Warten heisst sehnen. Foto: Umit Bulut, unsplash.com

Wandel: Neues er-warten

Der Hochschulseelsorger Fabian Frey denkt aus christlicher Sicht über Veränderungen nach.

Wir feiern den Jahreswechsel in einer schnelllebigen Zeit. Vieles bewegt sich, von gesellschaftlichen Veränderungen über Neuerungen in der Kirche bis hin zum Klimawandel. Der Hochschulseelsorger Fabian Frey nimmt Veränderungen aus christlicher Sicht ins Visier.

Von Fabian Frey

Veränderungen gehören zum Menschsein. Sie sind weder gut noch schlecht und Teil des Lebens. Unsere Beziehungen zueinander verändern sich, wir begegnen neuen Menschen, andere verlassen uns. Auch in der Natur um uns herum ist ein stetiger Wandel erkennbar. Statt Veränderungen einfach nur abzuhaken oder Heil in einem immer wiederkehrenden Neuanfang zu suchen, gilt es, Wandel bewusst wahrzunehmen und ihn als das zu begreifen, was er ist: als Teil unserer menschlichen Identität.

Augenzwinkernd und biologisch vereinfacht gesagt ist Menschsein ein stetiger «Stoffwechsel». Theologisch ausgedrückt sind wir Gast auf Erden, und alles Leben ist ein Geschenk. An Silvester feiern wir eine punktuelle Veränderung: den Jahreswechsel. Im Alltag ist es aber oft nicht so, dass von heute auf morgen alles anders ist. Meistens erfolgen Veränderungen über einen längeren Zeitraum, in einem schleichenden Prozess. Daher sind Neujahrsvorsätze meist nur von kurzer Dauer. «Neues Jahr, neues Glück» oder «Von nun an mache ich alles besser» funktioniert selten, obwohl wir uns das jedes Jahr aufs Neue vornehmen.

Veränderungen brauchen Zeit, und es braucht Durchhaltevermögen, Übung und Geduld, Alltagsmuster und Gewohnheiten aufzubrechen. Christsein im aktiven Warten Für uns Christ*innen herrscht eine gewisse Spannung zwischen einer Erwartungshaltung und dem sichtbaren Wandel in der Welt und im eigenen Leben. Wie oft wünschen wir uns, dass sich etwas ändern möge oder dass wir uns in gewissen Situationen anders verhalten würden.

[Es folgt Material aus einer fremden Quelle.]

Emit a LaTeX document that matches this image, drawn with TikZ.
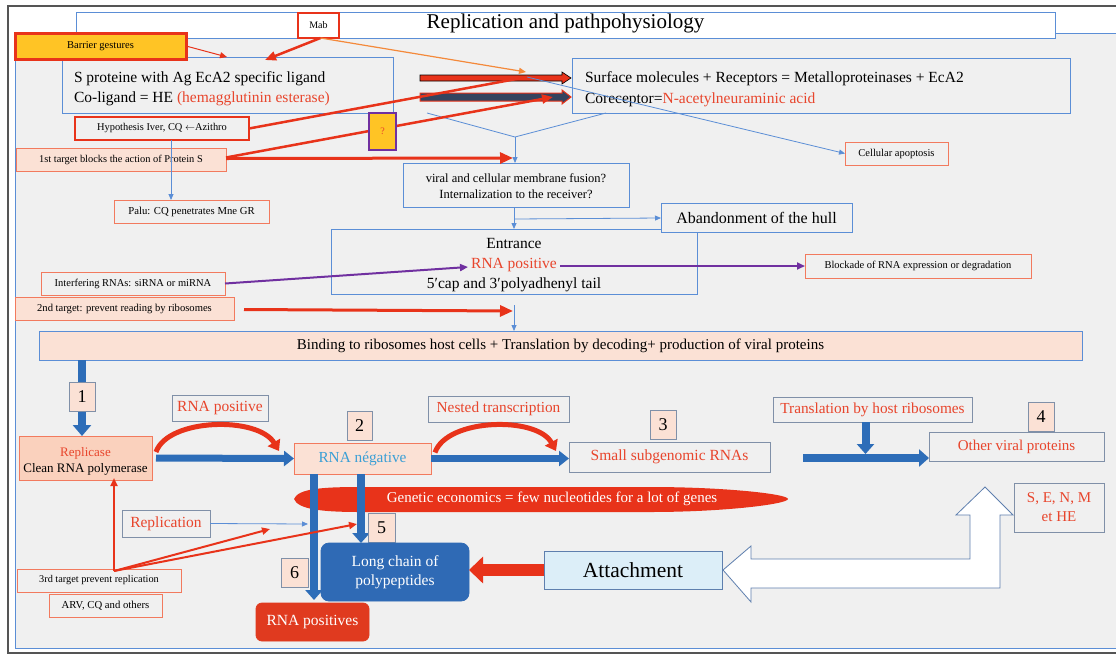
\documentclass[tikz,border=0pt]{standalone}
\usepackage{fontspec}
\setmainfont{Liberation Serif}
\usetikzlibrary{arrows.meta,calc}
\definecolor{bgc}{HTML}{F0F0F0}
\definecolor{bln}{HTML}{5B8ED6}
\definecolor{rdt}{HTML}{E8452C}
\definecolor{rdl}{HTML}{E8331A}
\definecolor{salf}{HTML}{FBE1D5}
\definecolor{sald}{HTML}{F27A5E}
\definecolor{repf}{HTML}{FAD1BD}
\definecolor{gld}{HTML}{FFC425}
\definecolor{purp}{HTML}{7030A0}
\definecolor{blA}{HTML}{2D6DB8}
\definecolor{chainf}{HTML}{2F6AB5}
\definecolor{attf}{HTML}{DCEEF8}
\definecolor{attd}{HTML}{5E7FAE}
\definecolor{numd}{HTML}{8090A8}
\definecolor{orng}{HTML}{F4893A}
\definecolor{negt}{HTML}{3A9FD5}
\definecolor{darkbar}{HTML}{34445F}
\definecolor{grayf}{HTML}{555555}
\definecolor{rposf}{HTML}{E03A1F}
\newcommand\fsz[1]{\fontsize{#1}{1.25\dimexpr #1pt\relax}\selectfont}
\newcommand\dnl[2]{\raisebox{-#1}[\height][\depth]{\begin{tabular}{@{}l@{}}#2\end{tabular}}}
\newcommand\dnc[2]{\raisebox{-#1}[\height][\depth]{\begin{tabular}{@{}c@{}}#2\end{tabular}}}
\begin{document}
\begin{tikzpicture}[x=1pt,y=-1pt,
  bx/.style={inner sep=0pt, outer sep=0pt, anchor=north west, align=center, line width=0.8pt},
  bl/.style={bx, draw=bln},
  sl/.style={bx, draw=sald},
  nb/.style={bx, draw=numd, fill=salf, font=\fsz{18}},
  thinb/.style={draw=bln, line width=0.8pt, -{Triangle[length=6pt,width=5pt]}},
  thickr/.style={draw=rdl, line width=2.5pt, -{Triangle[length=11pt,width=9pt]}},
  fatb/.style={draw=blA, line width=8pt, -{Triangle[length=11pt,width=18pt]}},
  curv/.style={draw=rdl, line width=5pt, -{Triangle[length=10pt,width=14pt]}},
  purpa/.style={draw=purp, line width=2pt, -{Triangle[length=8pt,width=7pt]}}
]
\useasboundingbox (0,0) rectangle (1116,654);
\fill[white] (0,0) rectangle (1116,654);
\fill[bgc] (15,33) rectangle (1116,648);
\draw[bln, line width=0.8pt] (1116,33) -- (15,33) -- (15,648) -- (1116,648);
\draw[grayf, line width=1.5pt] (1116,6) -- (8,6) -- (8,653) -- (1116,653);

% ---------- top ----------
\node[bl, fill=white, minimum width=979, minimum height=26, font=\fsz{21}] (title) at (76,12) {\raisebox{1.5pt}[\height][\depth]{Replication and pathpohysiology}};
\node[bl, fill=bgc, minimum width=331, minimum height=56, inner xsep=12pt, anchor=north west, font=\fontsize{15.5}{20}\selectfont] (sprot) at (62,57)
  {\makebox[307pt][l]{\dnl{3pt}{S proteine with Ag EcA2 specific ligand\\Co-ligand = HE \textcolor{rdt}{(hemagglutinin esterase)}}}};
\node[bx, draw=rdl, line width=2.5pt, fill=white, minimum width=41, minimum height=25, font=\fsz{10}] (mab) at (298,13) {Mab};
\node[bx, draw=rdl, line width=3pt, fill=gld, minimum width=171, minimum height=26, font=\fsz{10.5}] (barrier) at (15,33) {Barrier gestures};
\node[bl, fill=bgc, minimum width=498, minimum height=55, inner xsep=13pt, font=\fontsize{15.5}{20.5}\selectfont] (surf) at (572,58)
  {\makebox[472pt][l]{\dnl{3.5pt}{Surface molecules + Receptors = Metalloproteinases + EcA2\\Coreceptor=\textcolor{rdt}{N-acetylneuraminic acid}}}};

% bars
\draw[fill=rdl, draw=black, line width=0.6pt] (420,75) -- (562,75) -- (562,72) -- (571,78) -- (562,84) -- (562,81) -- (420,81) -- cycle;
\draw[fill=darkbar, draw=rdl, line width=1pt] (420,93) -- (562,93) -- (562,90) -- (571,97) -- (562,104) -- (562,101) -- (420,101) -- cycle;
\coordinate (bar1) at (527,77);
\coordinate (bar2) at (553,97);
\coordinate (orgend) at (526,72);

\node[bx, draw=rdl, line width=2.5pt, fill=bgc, minimum width=174, minimum height=23, font=\fsz{10.4}] (hyp) at (75,117) {Hypothesis Iver, CQ $\leftarrow$Azithro};
\node[sl, fill=salf, minimum width=210, minimum height=23, font=\fsz{10.4}] (first) at (16,148) {1st target blocks the action of Protein S};
\node[sl, fill=bgc, minimum width=155, minimum height=23, font=\fsz{10.7}] (palu) at (114,200) {Palu: CQ penetrates Mne GR};
\node[bl, fill=bgc, minimum width=226, minimum height=44, font=\fontsize{12.5}{16}\selectfont] (viral) at (403,163) {\dnc{2pt}{viral and cellular membrane fusion?\\Internalization to the receiver?}};
\node[sl, fill=bgc, minimum width=103, minimum height=23, font=\fsz{10.5}] (apop) at (845,142) {Cellular apoptosis};
\node[bl, minimum width=366, minimum height=65, font=\fontsize{15.5}{20}\selectfont] (entr) at (331,229) {\dnc{3pt}{Entrance\\\textcolor{rdt}{RNA positive}\\5′cap and 3′polyadhenyl tail}};
\node[bl, fill=bgc, minimum width=191, minimum height=29, font=\fsz{16}] (aband) at (661,203) {Abandonment of the hull};
\node[sl, fill=bgc, minimum width=184, minimum height=23, font=\fsz{10.5}] (interf) at (41,272) {Interfering RNAs: siRNA or miRNA};
\node[sl, fill=salf, minimum width=219, minimum height=23, font=\fsz{10.6}] (second) at (15,297) {2nd target: prevent reading by ribosomes};
\node[sl, fill=bgc, minimum width=226, minimum height=24, font=\fsz{10.5}] (block) at (805,254) {Blockade of RNA expression or degradation};
\node[bl, fill=salf, minimum width=1043, minimum height=29, font=\fsz{15}] (bind) at (39,331) {Binding to ribosomes host cells + Translation by decoding+ production of viral proteins};

% top connectors
\draw[draw=rdl, line width=1pt, -{Triangle[length=7pt,width=6pt]}] (barrier.east) -- ([xshift=165pt]sprot.north west);
\draw[thickr] ([xshift=2pt]mab.south) -- ([xshift=203pt,yshift=-3pt]sprot.north west);
\draw[draw=orng, line width=1.2pt, -{Triangle[length=7pt,width=6pt]}] ([xshift=2pt]mab.south) -- (orgend);
\draw[draw=bln, line width=0.8pt, -{Triangle[length=6pt,width=5pt]}] (bar1) -- (apop.west);
\coordinate (vl) at (427,113);
\coordinate (vtx) at (515,137);
\draw[draw=bln, line width=0.8pt] (vl) -- (vtx) -- ([xshift=34pt]surf.south west);
\draw[thinb] (vtx) -- (vtx |- viral.north);
\draw[draw=rdl, line width=2.5pt] (hyp.east) -- (bar1);
\draw[thickr] ([yshift=2pt]first.east) -- (bar2);
\draw[draw=rdl, line width=3pt, -{Triangle[length=13pt,width=11pt]}] ([yshift=1pt]first.east) -- ([xshift=-3pt,yshift=5pt]viral.north);
\node[bx, draw=purp, line width=2.5pt, fill=gld, minimum width=27, minimum height=37, font=\fsz{10}] (q) at (369,113) {\textcolor{rdt}{?}};
\draw[thinb] ([xshift=9pt]hyp.south) -- ([xshift=9pt]hyp.south |- palu.north);
\draw[thinb] ([xshift=-2pt]viral.south) -- ([xshift=-2pt]viral.south |- entr.north);
\draw[thinb] ([xshift=-2pt,yshift=-12pt]viral.south) -- ([yshift=-0.5pt]aband.west);
\coordinate (rnap) at (468,267);
\coordinate (rnape) at (560,266);
\draw[purpa] (interf.east) -- (rnap);
\draw[purpa] (rnape) -- (rnape -| block.west);
\coordinate (sec) at (513,311);
\draw[draw=rdl, line width=3pt, -{Triangle[length=13pt,width=11pt]}] ([xshift=10pt,yshift=-1pt]second.east) -- (sec);
\draw[thinb] ([yshift=-11pt]entr.south) -- (entr.south |- bind.north);

% ---------- bottom ----------
\coordinate (ell) at (294,499);
\draw[fatb] (82,360) -- (82,436);
\node[nb, minimum width=26, minimum height=29] (one) at (69,382) {1};
\node[bx, draw=sald, line width=1pt, fill=repf, minimum width=133, minimum height=44, font=\fontsize{13}{16}\selectfont] (repl) at (19,436) {\dnc{3pt}{\textcolor{rdt}{Replicase}\\Clean RNA polymerase}};
\node[bx, draw=numd, fill=bgc, minimum width=96, minimum height=26, font=\fsz{15.5}] (posl) at (172,395) {\textcolor{rdt}{RNA positive}};
\node[nb, minimum width=25, minimum height=29] (two) at (347,411) {2};
\node[bx, draw=sald, line width=1pt, fill=salf, minimum width=137, minimum height=31, font=\fsz{15.3}] (neg) at (294,443) {\textcolor{negt}{RNA négative}};
\node[bx, draw=numd, fill=bgc, minimum width=141, minimum height=26, font=\fsz{15.3}] (nest) at (428,396) {\textcolor{rdt}{Nested transcription}};
\node[nb, minimum width=26, minimum height=29] (three) at (650,410) {3};
\node[bx, draw=numd, fill=bgc, minimum width=201, minimum height=30, font=\fsz{15.5}] (small) at (569,442) {\textcolor{rdt}{Small subgenomic RNAs}};
\node[bx, draw=numd, fill=bgc, minimum width=199, minimum height=25, font=\fsz{15.3}] (trans) at (773,397) {\textcolor{rdt}{Translation by host ribosomes}};
\node[nb, minimum width=26, minimum height=29] (four) at (1028,402) {4};
\node[bx, draw=numd, fill=bgc, minimum width=175, minimum height=29, font=\fsz{15}] (other) at (929,432) {\textcolor{rdt}{Other viral proteins}};
\node[bx, draw=numd, fill=bgc, minimum width=90, minimum height=49, font=\fontsize{15}{19}\selectfont] (senm) at (1014,483) {\textcolor{rdt}{S, E, N, M}\\\textcolor{rdt}{et HE}};

\draw[fatb, line width=7pt, -{Triangle[length=10pt,width=15pt]}] ([xshift=4pt]repl.east) -- (neg.west);
\draw[fatb, line width=7pt, -{Triangle[length=10pt,width=15pt]}] (neg.east) -- (neg.east -| small.west);
\draw[curv] ([xshift=4pt,yshift=6pt]repl.east) .. controls (168,418) and (258,416) .. ([xshift=-15pt,yshift=-8pt]neg.north west);
\draw[curv] ([xshift=4pt,yshift=6pt]neg.east) .. controls (447,418) and (537,416) .. ([xshift=-13pt,yshift=-9pt]small.north west);
\draw[fatb, -{Triangle[length=10pt,width=17pt]}] ([xshift=-7pt]trans.south) -- ++(0,32);
\coordinate (tst) at (803,458);
\draw[fatb, -{Triangle[length=10pt,width=17pt]}] (tst) -- ([yshift=3pt]other.south west);

% genetic economics lens
\fill[fill=rdl] (ell) .. controls (298,489) and (320,487) .. (360,487) -- (650,487) .. controls (725,487) and (788,494) .. (788,499)
   .. controls (788,504) and (725,512) .. (650,512) -- (360,512) .. controls (320,512) and (298,509) .. cycle;
\node[font=\fsz{15}, text=white] (gen) at (552,499) {Genetic economics = few nucleotides for a lot of genes};

\draw[fatb, -{Triangle[length=10pt,width=17pt]}] ([xshift=20pt]neg.south west) -- (314,600);
\draw[fatb, -{Triangle[length=10pt,width=17pt]}] ([xshift=67pt]neg.south west) -- (361,543);

\node[bx, draw=numd, fill=bgc, minimum width=88, minimum height=27, font=\fsz{15.5}] (replic) at (122,510) {\textcolor{rdt}{Replication}};
\coordinate (repe) at (308,524);
\draw[thinb] (replic.east) -- (repe);
\node[nb, minimum width=27, minimum height=29] (five) at (368,513) {5};
\node[nb, minimum width=27, minimum height=29] (six) at (281,558) {6};
\node[bx, draw=chainf, fill=chainf, rounded corners=8pt, minimum width=148, minimum height=58, text=white, font=\fontsize{15.5}{19}\selectfont] (chain) at (321,543) {Long chain of\\polypeptides};
\node[bx, draw=rposf, fill=rposf, rounded corners=6pt, minimum width=113, minimum height=38, text=white, font=\fsz{15.5}] (rpos) at (256,603) {RNA positives};
\node[sl, fill=bgc, minimum width=164, minimum height=23, font=\fsz{10.3}] (third) at (17,569) {3rd target prevent replication};
\node[sl, fill=bgc, minimum width=113, minimum height=23, font=\fsz{10.7}] (arv) at (49,594) {ARV, CQ and others};
\coordinate (r1) at (270,529);
\coordinate (r2) at (357,524);
\draw[draw=rdl, line width=2pt, -{Triangle[length=8pt,width=7pt]}] ([xshift=15pt,yshift=-2pt]third.north) -- ([xshift=15pt,yshift=2pt]third.north |- repl.south);
\draw[draw=rdl, line width=2pt, -{Triangle[length=8pt,width=7pt]}] ([xshift=15pt,yshift=-2pt]third.north) -- (r1);
\draw[draw=rdl, line width=2pt, -{Triangle[length=8pt,width=7pt]}] ([xshift=15pt,yshift=-2pt]third.north) -- (r2);

\node[bx, draw=attd, fill=attf, minimum width=178, minimum height=38, font=\fsz{21.5}] (attach) at (544,551) {Attachment};
\draw[draw=rdl, line width=12pt, -{Triangle[length=14pt,width=26pt]}] (attach.west) -- (attach.west -| chain.east);
\draw[draw=attd, fill=white, line width=0.8pt] ([xshift=1pt]attach.east) -- (751,546) -- (751,559) -- (970,559) -- (970,515) -- (956,515) -- (985,487) -- (1013,515) -- (1000,515) -- (1000,588) -- (751,588) -- (751,602) -- cycle;
\end{tikzpicture}
\end{document}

In seinem Aufsatz «An die Zukunft glauben» beschreibt der englische Dominikanerpriester Timothy Radcliffe das Christ*insein in diesem Sinne als Ganzes. Mit Blick auf die Advents- und Weihnachtszeit formuliert er, dass Advent nicht nur sprichwörtlich warten heisst, sondern dass Warten das Christ*insein im Innersten ausmacht und verkörpert. Warten heisst in diesem Sinn aber nicht passiv verharren, sondern sich nach vorne auszustrecken, zu etwas hin. Es bedeutet, sich nach etwas zu sehnen. Radcliffe führt fort: Warum gehört das Warten so sehr zum Christentum? Warum gibt uns Gott nicht einfach jetzt das, wonach wir uns sehnen: Frieden, Liebe, Glück und Gerechtigkeit für alle Menschen auf dieser Erde.

2000 Jahre sind seit der Geburt Christi vergangen und noch immer warten wir. Warum? Gemäss Radcliffe ist ein Grund hierfür, dass der christliche Gott kein Gott im üblichen Sinn ist – kein Held, der die ganze Welt rabiat mit himmlischen Superkräften auf den Kopf stellt, sondern einer, der aus unserem tiefsten Inneren kommt. Gott kommt zu uns, wie ein Kind zu einer Mutter kommt und sie in der Tiefe ihres Seins langsam verwandelt. So wie es neun Monate für eine Schwangerschaft braucht, braucht Wachsen und Heilen seine Zeit. Gott achtet mit unendlichem Respekt auf unsere Freiheit und auf unseren Lebensrhythmus. In diesem Sinn verlangt Wandel von uns immer wieder Geduld, Ausdauer und Beharrlichkeit.

Manchmal treffen uns Veränderungen aber auch völlig überraschend, sei es als Geschenk des Himmels oder als Herausforderung, die uns in unseren Grundfesten erschüttert. Vielleicht gelingt es im neuen Lebensjahr, Veränderungen nicht von vornherein als gut oder schlecht zu bewerten, sondern sie als das zu nehmen, was sie sind – die alltägliche Essenz unseres Lebens.